Financing in 2014-2020
“RECOGNISING that the decommissioning of the Ignalina Nuclear Power Plant with two 1500 MW RBMK‑type reactor units inherited from the former Soviet Union is of an unprecedented nature and represents for Lithuania an exceptional financial burden not commensurate with the size and economic strength of the country and that this decommissioning will continue beyond the Community's current Financial Perspective […]” - Protocol No. 4 of the Accession Treaty of Lithuania to the European Union.
Lithuania complied with the requirements of the Treaty of Accession to the European Union to shut down Ignalina NPP and the EU committed itself to provide adequate additional financial assistance to the decommissioning. The EU members have recognized that the decommissioning of INPP represents for Lithuania an exceptional financial burden not commensurate with the size and economic strength of the country and the decommissioning will continue beyond the current financial perspective. It was declared that the Member States, in solidarity with Lithuania, are ready to continue to provide adequate additional Community assistance to the decommissioning efforts also after Lithuania’s accession to the European Union.
Outcomes of Ignalina NPP shutdown
Ignalina NPP closure has a negative impact on the national economy. Lithuania is already meeting many indirect costs of decommissioning (the price of electricity to consumers rose for 30 percent; energy dependence on a single supplier - Russia – for 80 percent). It is clear that there will also be continuing costs associated with management and storage of radioactive waste until long into the future.
INPP decommissioning costs are inadequate, represent for Lithuania’s economy an exceptional burden and significantly exceed the currently identifiable resources.

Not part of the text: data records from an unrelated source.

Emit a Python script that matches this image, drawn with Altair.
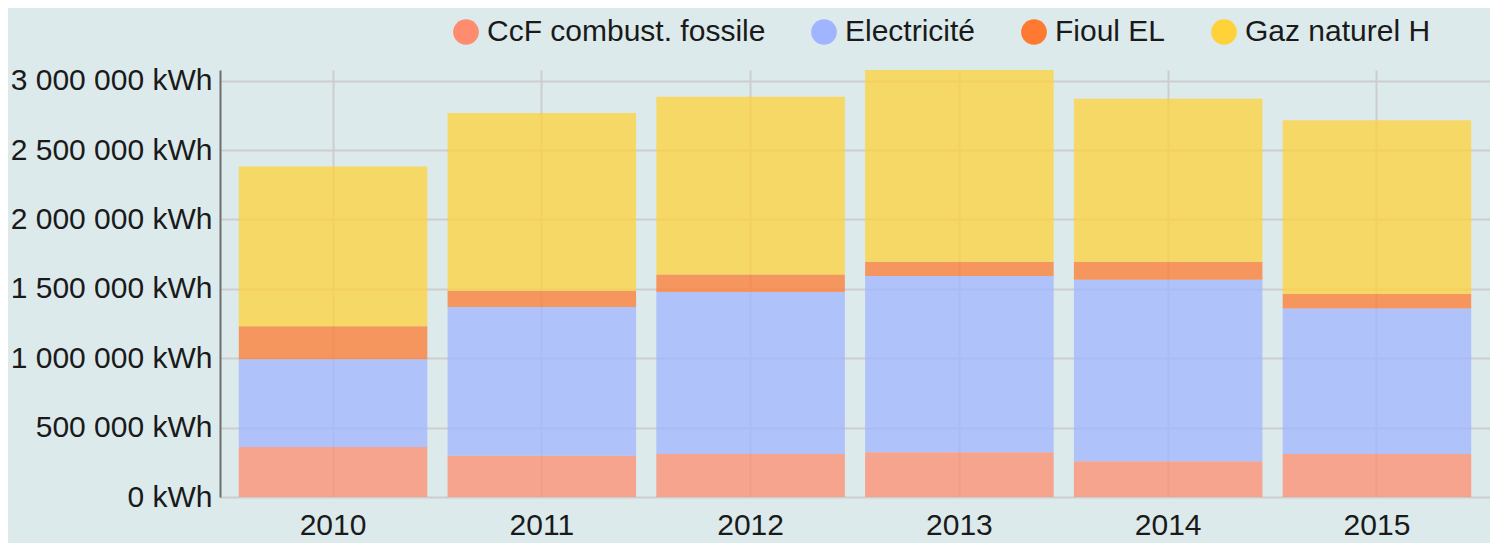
import altair as alt
import pandas as pd

years = ["2010", "2011", "2012", "2013", "2014", "2015"]
sources = ["CcF combust. fossile", "Electricité", "Fioul EL", "Gaz naturel H"]
colors = ["#FF8C6E", "#A0B4FF", "#FF7A30", "#FFD23A"]

ccf = [360000, 297000, 309000, 322000, 257000, 309000]
elec = [633000, 1072000, 1168000, 1270000, 1309000, 1049000]
fioul = [237000, 118000, 127000, 104000, 130000, 105000]
gaz = [1151000, 1281000, 1281000, 1381000, 1174000, 1251000]

series = [ccf, elec, fioul, gaz]
rows = []
for si, (name, vals) in enumerate(zip(sources, series)):
    for y, v in zip(years, vals):
        rows.append({"year": y, "source": name, "value": v, "ord": si})
df = pd.DataFrame(rows)

FONT = "Liberation Sans"
FS = 30

chart = alt.Chart(df).mark_bar(opacity=0.75).encode(
    x=alt.X("year:N", title=None,
            scale=alt.Scale(paddingInner=0.097, paddingOuter=0.09),
            axis=alt.Axis(labelAngle=0, labelPadding=13, ticks=False, domain=False,
                          grid=True, gridColor="#CDCDCD", gridWidth=2, labelLimit=0,
                          labelFontSize=FS, labelColor="#1a1a1a", labelFont=FONT)),
    y=alt.Y("value:Q", title=None, stack="zero",
            scale=alt.Scale(domain=[0, 3077000], nice=False),
            axis=alt.Axis(values=[0, 500000, 1000000, 1500000, 2000000, 2500000, 3000000],
                          labelExpr="replace(format(datum.value, ',d'), /,/g, ' ') + ' kWh'",
                          ticks=False, labelPadding=8, domain=True, domainColor="#6E6E6E",
                          domainWidth=2, grid=True, gridColor="#CDCDCD", gridWidth=2,
                          labelLimit=0,
                          labelFontSize=FS, labelColor="#1a1a1a", labelFont=FONT)),
    color=alt.Color("source:N", scale=alt.Scale(domain=sources, range=colors),
                    legend=alt.Legend(title=None, orient="none", direction="horizontal",
                                      legendX=231, legendY=-53, symbolType="circle",
                                      symbolSize=660, symbolOpacity=1, symbolStrokeWidth=0,
                                      labelFontSize=FS, labelFont=FONT, labelColor="#1a1a1a",
                                      labelOffset=6, columnPadding=43, padding=0,
                                      labelLimit=0)),
    order=alt.Order("ord:Q", sort="ascending"),
).properties(
    width=1270, height=427,
    autosize=alt.AutoSizeParams(type="none"),
    padding={"left": 212, "top": 62, "right": 0, "bottom": 46},
    background="#DCEAEC",
).configure_view(stroke=None)

chart.save("out.html", embed_options={"renderer": "svg", "actions": False})
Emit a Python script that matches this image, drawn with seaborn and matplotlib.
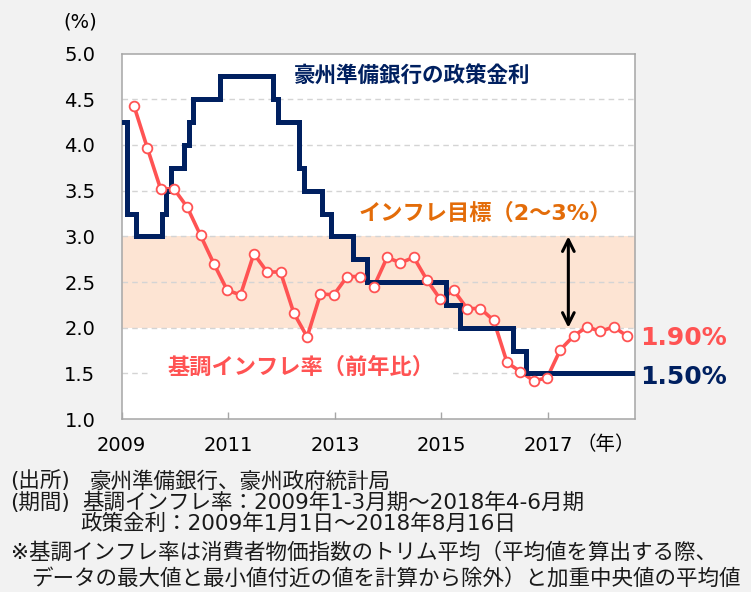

The technical costs of Ignalina NPP decommissioning to 2029 have been assessed at 2011 prices. Forecasts made for cost increases have been based on best available macroeconomic data. Comparison with the Final Decommissioning Plan, prepared by international consultants, and with the well-advanced immediate dismantling of Greifswald NPP demonstrates that the calculated costs are sound and reasonable. In Lithuania's case, the volume of works and radioactive waste is significantly higher that at Greifswald NPP but the estimated financial support for the closure of the INPP is lower. At the moment the costs of Greifswald NPP already constitute 3.2 billion Euro.